SOA was the big push in this conference, and BEA made sure there were plenty of opportunities to see material about implementing SOA. Two years ago, BEA challenged us attendees to “Deploy SOA Now!” This year, BEA helped with trying to tackle the organizational changes needed to do SOA correctly and well. That organizational change is critical, and was the key point throughout the afternoon sessions.
So, what’re my impressions of BEAWorld 2006. On balance, it was a good conference. There were quite a few logistical problems that would’ve been so easy to fix ahead of time. Had I been a vendor, I would’ve been ticked, as the vendor floor was only open during lunches, and during the reception on Tuesday night. That meant about five hours or so of useful time to get deep dives with so many attendees. That’s a shame. I think the breakouts were good, but again, there just wasn’t enough of them in the schedule, with only six sessions or so available in the schedule.
Were it me, I’d extend the thing by another day, maybe cut the keynotes in half, and facilitate some good conversation among the attendees.
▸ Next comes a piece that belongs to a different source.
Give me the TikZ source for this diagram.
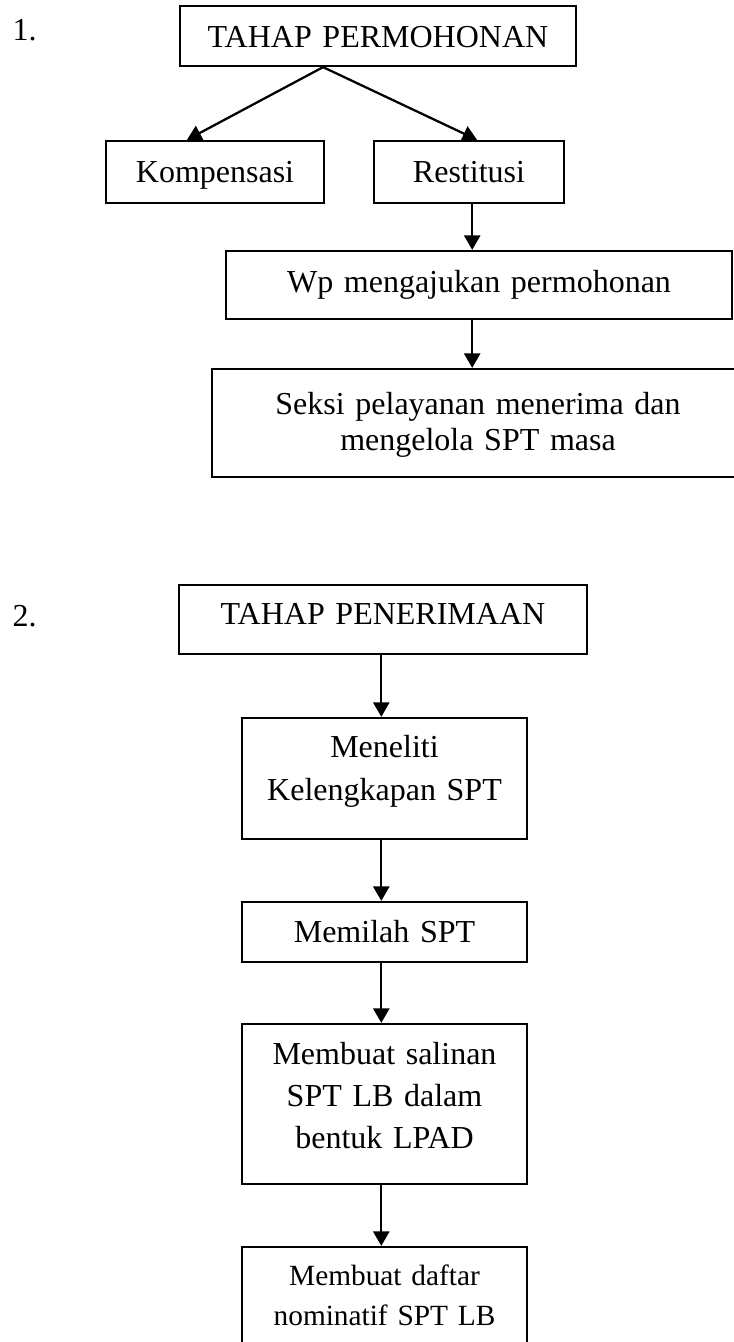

Back in the OS/2 TI days, those were called Birds of a Feather sessions, and they worked really well to foster networking among the attendees.
I spend the evening packing, and trying to get myself ready for travelling.
Thursday – Goin’ Home!
I was ready to get home. For some reason, this trip couldn’t be short enough for me. That’s not like me, so I’m not sure exactly what was going on there. That manifested itself in me getting to the airport around 8am for a 11am flight. I was fine with that, as that put me that much closer to getting home.
The trip back was pretty uneventful, aside from some turbulence over Kansas, and I got back to the house around 8pm, with the trip behind me, and another successful conference under my belt. Woo-hoo!